27 October 2023

  • HEADLINES: Soybean meal surges, forces November soy to test $13.00/bu; GFS weather forecast wetter in Mato Grosso.
  • Chicago futures are mixed at midday, with meal scoring newer rally highs and forcing Nov soy to test $13.00 as options expire. Meal in recent weeks has done the legwork in boosting crush margins, and despite mediocre US soy export demand, it is just tough to be bearish of soy cash prices given processor profitability. We should expect meal to enter a new phase of increased volatility at high prices, but most important is that physical Argentine soy supplies won’t be fully replenished until spring. We would also pointy out that crush margins in Brazil are working to boost product output there.
  • Spot KC wheat has fallen to new lows for move. Corn is caught between. Mato Grosso soy planting progress will be published after the close. The details of this report this week and next are important.
  • Spot Paris milling wheat is down €1.50/mt at €232, testing the lower end of the recently established range. The EU cash wheat market continues to probe for export demand following sluggish shipments to date. The lack of drought across the US Southern Plains, and additional soil moisture improvement in TX and eastern OK, has weighed on wheat futures. Recall NASS will publish its first national winter wheat crop rating on Monday.

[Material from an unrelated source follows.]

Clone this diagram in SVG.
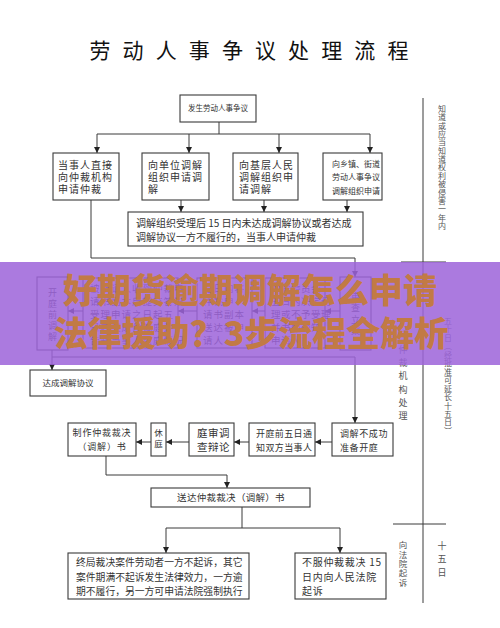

  • We would estimate today’s CFTC report showing managed money short a net 110-112,000 contracts of corn, vs. 109,000 last week, short 104,000 contracts of Chicago wheat, unchanged from the prior week, and short 1,500 contracts of soybeans, vs. 2,000 the previous week. We estimate fund length in soyoil dropped to just 5-8,000 contracts vs. 21,000 the previous week.
  • Funds have not been net short of beans since Q1 2020, and we views it as premature to count on record Brazilian production in 2023/24.
  • Soy’s story, in the US, centres on a clear need for crush capacity expansion. But grains lack a story, with corn/wheat volume as of midday exceptionally low. Ukrainian grain flows resuming and Russian wheat offered $20/mt below comparable EU origin weigh on recovery efforts, but funds’ sizeable shorts in corn and wheat suggest bearish news has been digested. Grains lack direction.
  • Crude at midday is up $1.20/barrel at $84.40. The US dollar has retreated slightly from morning highs.
  • The GFS weather forecast has trended wetter in Mato Grosso beginning Nov 7. The GFS forecast is in better alignment with overnight EU solution in allowed high pressure ridging to lose its influence on the Central/Norther Brazilian climate in early Nov. Rains eventually fall across tropical latitudes of Brazil, and weather-based focus next week turns to actual amounts and coverage. Otherwise, the GFS forecast is consistent in projected additional needed rains in Central Argentina but unwanted excessive precipitation of 3-10” in RGDS and Parana in S Brazil.
  • We see nothing to disrupt positive corn/soy seasonal trends into at least winter. Debate will centre on the extent of recoveries, and this will be a function of S American weather exclusively Dec onward. Wheat is subject to Russian cash pricing, but Chicago gains further on KC amid each market’s respective export potential.